O diagnóstico de sífilis, embora fácil do ponto de vista de exames de laboratório, é clinicamente desafiador. A doença cursa classicamente em três fases:

  1. Sífilis primária ou cancro duro: ocorre exatamente no local por onde a bactéria entrou. É caracterizada por uma úlcera que não dói e que, dentro de alguns dias, some sem deixar cicatriz. Nessa fase, muitas vezes a pessoa que está com a lesão não a nota, pelo fato de ser indolor.
  2. Sífilis secundária: ocorre aproximadamente de 2 a 3 meses após a fase primária. Nessa fase, as lesões de pele se tornam mais exuberantes e geralmente a pessoa com os sintomas procura o médico. Trata-se de manchas avermelhadas na pele, que podem descamar, e que podem atingir palmas e solas. Além disso, pode-se ter acometimento da mucosa da boca.
  3. Sífilis terciária: essa fase é pouco vista atualmente e ocorre anos ou décadas após a infecção primária. Caracteriza-se por lesões de pele chamadas gomas sifilíticas, que causam destruição da pele e muita dor. Essas lesões podem acometer outros órgãos. Além disso, é mais comum nessa fase o paciente ter sintomas neurológicos.
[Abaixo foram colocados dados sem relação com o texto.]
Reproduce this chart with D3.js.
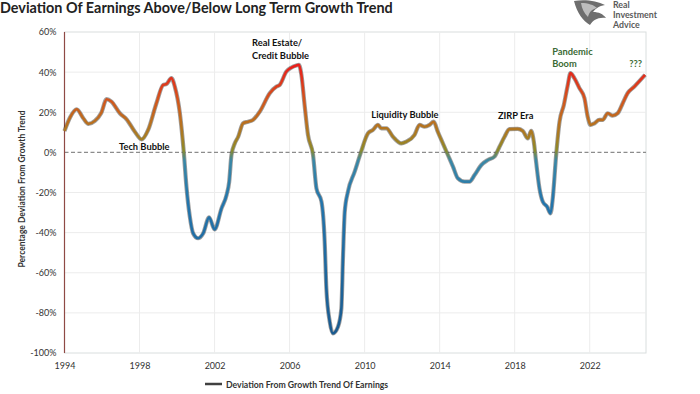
<!DOCTYPE html>
<html>
<head>
<meta charset="utf-8">
<script src="https://cdn.jsdelivr.net/npm/d3@7"></script>
<style>
  body { margin: 0; background: #fff; }
  svg { display: block; font-family: Lato, "Open Sans", sans-serif; }
</style>
</head>
<body>
<svg id="chart" width="700" height="394"></svg>
<script>
// decimal years and deviation (%)
const years = [1994.0, 1994.3, 1994.65, 1995.0, 1995.27, 1995.62, 1995.95, 1996.25, 1996.5, 1996.95, 1997.31, 1997.75,
  1998.11, 1998.46, 1998.9, 1999.26, 1999.44, 1999.7, 1999.88, 2000.15, 2000.36, 2000.5, 2000.68, 2000.86,
  2001.12, 2001.39, 2001.71, 2002.0, 2002.37, 2002.64, 2002.78, 2002.9, 2003.08, 2003.26, 2003.52, 2003.79,
  2004.05, 2004.41, 2004.94, 2005.3, 2005.47, 2005.83, 2006.1, 2006.36, 2006.5, 2006.63, 2006.8, 2006.98,
  2007.25, 2007.43, 2007.7, 2007.87, 2007.96, 2008.14, 2008.31, 2008.58, 2008.76, 2008.85, 2008.94, 2009.11,
  2009.47, 2009.8, 2010.18, 2010.44, 2010.71, 2010.89, 2011.16, 2011.51, 2011.95, 2012.22, 2012.66, 2012.93,
  2013.2, 2013.46, 2013.68, 2013.9, 2014.17, 2014.44, 2014.71, 2014.97, 2015.33, 2015.59, 2015.86, 2016.22,
  2016.57, 2016.92, 2017.19, 2017.46, 2017.72, 2018.16, 2018.43, 2018.7, 2018.88, 2019.02, 2019.14, 2019.32,
  2019.5, 2019.73, 2019.91, 2020.03, 2020.21, 2020.39, 2020.62, 2020.83, 2020.97, 2021.18, 2021.45, 2021.72,
  2021.89, 2022.04, 2022.25, 2022.51, 2022.69, 2022.96, 2023.22, 2023.49, 2023.76, 2024.02, 2024.38, 2024.95];
const values = [10.7, 17.5, 21.5, 17.0, 14.2, 15.7, 19.5, 26.5, 25.3, 19.5, 16.5, 10.3,
  6.5, 11.2, 24.5, 33.6, 34.1, 37.0, 32.8, 19.5, 0.0, -17.0, -32.0, -40.4,
  -42.8, -40.4, -32.4, -38.4, -27.9, -21.2, -14.6, -1.3, 4.5, 7.8, 14.5, 15.3,
  16.2, 20.3, 29.5, 32.8, 33.6, 40.3, 42.3, 43.3, 43.6, 38.6, 23.6, 8.7,
  -1.3, -17.9, -24.6, -44.5, -67.8, -84.4, -90.2, -86.9, -77.8, -51.2, -29.6, -19.6,
  -9.6, 0.0, 9.5, 11.2, 13.7, 12.0, 12.0, 7.8, 4.5, 5.3, 8.7, 13.7,
  12.8, 13.7, 15.3, 10.3, 4.5, -1.3, -7.1, -12.9, -14.6, -14.6, -11.3, -6.3,
  -3.8, -2.1, 2.8, 7.8, 11.6, 11.7, 10.7, 7.0, 10.7, 5.3, -4.6, -17.9,
  -24.6, -27.1, -30.4, -22.9, -1.3, 15.3, 23.6, 33.6, 39.5, 37.0, 32.0, 27.0,
  17.8, 13.7, 14.5, 16.2, 16.2, 19.5, 18.3, 19.5, 24.5, 29.5, 32.8, 38.6];

const yTicks = [-100, -80, -60, -40, -20, 0, 20, 40, 60];
const xTicks = [1994, 1998, 2002, 2006, 2010, 2014, 2018, 2022];

const notes = [
  { lines: ["Tech Bubble"], year: 1998.25, value: 1.0, anchor: "middle", color: "#111" },
  { lines: ["Real Estate/", "Credit Bubble"], year: 2004.0, value: 52.8, anchor: "start", color: "#111" },
  { lines: ["Liquidity Bubble"], year: 2012.15, value: 17.2, anchor: "middle", color: "#111" },
  { lines: ["ZIRP Era"], year: 2018.05, value: 16.5, anchor: "middle", color: "#111" },
  { lines: ["Pandemic", "Boom"], year: 2020.0, value: 48.5, anchor: "start", color: "#3b6b35" },
  { lines: ["???"], year: 2024.45, value: 42.7, anchor: "middle", color: "#3b6b35" }
];

const svg = d3.select("#chart");
const plotL = 64.5, plotR = 646, plotT = 32, plotB = 353;

const x = d3.scaleLinear().domain([1994, 2025]).range([plotL, plotR]);
const y = d3.scaleLinear().domain([-100, 60]).range([plotB, plotT]);

// plot frame + grid
svg.append("rect")
  .attr("x", plotL).attr("y", plotT)
  .attr("width", plotR - plotL).attr("height", plotB - plotT)
  .attr("fill", "none").attr("stroke", "#d9dede").attr("stroke-width", 1);

svg.append("g").selectAll("line")
  .data(yTicks.filter(d => d > -100 && d < 60 && d !== 0))
  .enter().append("line")
  .attr("x1", plotL).attr("x2", plotR)
  .attr("y1", d => y(d)).attr("y2", d => y(d))
  .attr("stroke", "#ececec");

svg.append("g").selectAll("line")
  .data(xTicks.slice(1))
  .enter().append("line")
  .attr("x1", d => x(d)).attr("x2", d => x(d))
  .attr("y1", plotT).attr("y2", plotB)
  .attr("stroke", "#ececec");

// zero line
svg.append("line")
  .attr("x1", plotL).attr("x2", plotR)
  .attr("y1", y(0)).attr("y2", y(0))
  .attr("stroke", "#8c8c8c").attr("stroke-width", 1.4)
  .attr("stroke-dasharray", "4,2.5");

// left axis line
svg.append("line")
  .attr("x1", plotL).attr("x2", plotL)
  .attr("y1", plotT).attr("y2", plotB)
  .attr("stroke", "#8f4a45").attr("stroke-width", 1.2);

// axes labels
const yAxis = svg.append("g")
  .attr("transform", `translate(${plotL - 8},0)`)
  .call(d3.axisLeft(y).tickValues(yTicks).tickSize(0).tickFormat(d => d + "%"));
yAxis.select(".domain").remove();
yAxis.selectAll("text").attr("font-family", "Lato, sans-serif").attr("font-size", 9)
  .attr("fill", "#333").attr("x", 0);

const xAxis = svg.append("g")
  .attr("transform", `translate(0,${plotB + 8})`)
  .call(d3.axisBottom(x).tickValues(xTicks).tickSize(0).tickFormat(d3.format("d")));
xAxis.select(".domain").remove();
xAxis.selectAll("text").attr("font-family", "Lato, sans-serif").attr("font-size", 9)
  .attr("fill", "#333").attr("dy", "0.6em");

// colour by level
const grad = svg.append("defs").append("linearGradient")
  .attr("id", "lvl").attr("gradientUnits", "userSpaceOnUse")
  .attr("x1", 0).attr("x2", 0).attr("y1", y(45)).attr("y2", y(-92));
const stops = [[45, "#ec1c1c"], [36, "#e0341c"], [26, "#d2561d"], [16, "#bc6e1f"], [7, "#a47e23"],
  [1, "#8b8a2b"], [-4, "#3a88a6"], [-25, "#2375ac"], [-92, "#1a5a8f"]];
grad.selectAll("stop").data(stops).enter().append("stop")
  .attr("offset", d => (y(d[0]) - y(45)) / (y(-92) - y(45)))
  .attr("stop-color", d => d[1]);

const pts = years.map((yr, i) => ({ yr, v: values[i] }));
const line = d3.line().x(d => x(d.yr)).y(d => y(d.v)).curve(d3.curveMonotoneX);

svg.append("path").datum(pts).attr("d", line)
  .attr("fill", "none").attr("stroke", "#2b2b2b").attr("stroke-opacity", 0.45)
  .attr("stroke-width", 4.2).attr("stroke-linejoin", "round");
svg.append("path").datum(pts).attr("d", line)
  .attr("fill", "none").attr("stroke", "url(#lvl)")
  .attr("stroke-width", 2.6).attr("stroke-linejoin", "round");

// annotations
notes.forEach(n => {
  const t = svg.append("text")
    .attr("x", x(n.year)).attr("y", y(n.value))
    .attr("text-anchor", n.anchor)
    .attr("font-size", 9.3).attr("font-weight", "bold").attr("fill", n.color);
  n.lines.forEach((s, i) => {
    t.append("tspan").attr("x", x(n.year)).attr("dy", i ? 12.4 : 0).text(s);
  });
});

// y axis title
svg.append("text")
  .attr("transform", "translate(25,189) rotate(-90)")
  .attr("text-anchor", "middle")
  .attr("font-size", 8.5).attr("font-weight", "bold").attr("fill", "#333")
  .text("Percentage Deviation From Growth Trend");

// title
svg.append("text")
  .attr("x", 0).attr("y", 13)
  .attr("font-size", 14.4).attr("font-weight", "bold").attr("fill", "#222")
  .text("Deviation Of Earnings Above/Below Long Term Growth Trend");

// legend
svg.append("line")
  .attr("x1", 205).attr("x2", 222).attr("y1", 384).attr("y2", 384)
  .attr("stroke", "#404040").attr("stroke-width", 2.5);
svg.append("text")
  .attr("x", 226).attr("y", 387.5)
  .attr("font-size", 8.7).attr("font-weight", "bold").attr("fill", "#333")
  .text("Deviation From Growth Trend Of Earnings");

// logo
const logo = svg.append("g");
logo.append("path")
  .attr("d", "M574,1 C585,-1 597,1 605,5 C599,6 595,9 593,12 C599,12 603,14 606,18 C598,17 593,20 590,25 C583,21 577,13 574,1 Z")
  .attr("fill", "#6e6e6e");
logo.append("path")
  .attr("d", "M581,3 C588,3 594,5 597,8 C592,9 589,12 588,17 C584,13 582,9 581,3 Z")
  .attr("fill", "#bdbdbd");
["Real", "Investment", "Advice"].forEach((s, i) => {
  logo.append("text")
    .attr("x", 613).attr("y", 7.5 + i * 10)
    .attr("font-size", 8.8).attr("font-weight", "bold").attr("fill", "#5a5a5a")
    .text(s);
});
</script>
</body>
</html>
Essa breve caracterização dos sinais e sintomas da sífilis nos leva a notar a variedade de manifestações da doença. Muitas vezes, o diagnóstico é feito através de triagem para ISTs ou durante o pré-natal em pessoas assintomáticas. Talvez esse seja um dos grandes desafios no controle da sífilis: identificar os indivíduos assintomáticos e tratá-los precocemente. A característica benigna e transitória do cancro duro faz com que essas pessoas não procurem o serviço médico e continuem a transmitir sífilis.

É importante lembrar que a sífilis, embora seja um IST, não é passível de prevenção com 100% de efetividade com uso de preservativo. As lesões primárias e secundárias têm nelas muitas bactérias causadoras de sífilis. Caso haja contato dessas lesões com um machucado na pele ou genital da parceira ou parceiro, a infecção pode ocorrer. Então, aquela preliminar, aquele roça-roça pode sim transmitir a doença, bem como sexo oral caso haja lesão na boca e o genital também apresente alguma lesão ativa de sífilis.

É por esse motivo que educação sexual se torna cada vez mais importante nesse contexto. A pessoa em início da vida sexual deve conhecer as infecções relacionadas a essa prática, quais os sintomas principais e saber que devem ser feitos exames de rastreamento periódicos de sífilis.

Prevenir e tratar sífilis, assim como outras ISTs, é crucial para diminuir as taxas de HIV, que tem maior facilidade de infecção em concomitância com a sífilis. Além disso, para prevenir a passagem de sífilis de mãe para filho no caso das gestantes. O círculo da sífilis só será interrompido com informação adequada e rastreamento correto das pessoas mais vulneráveis.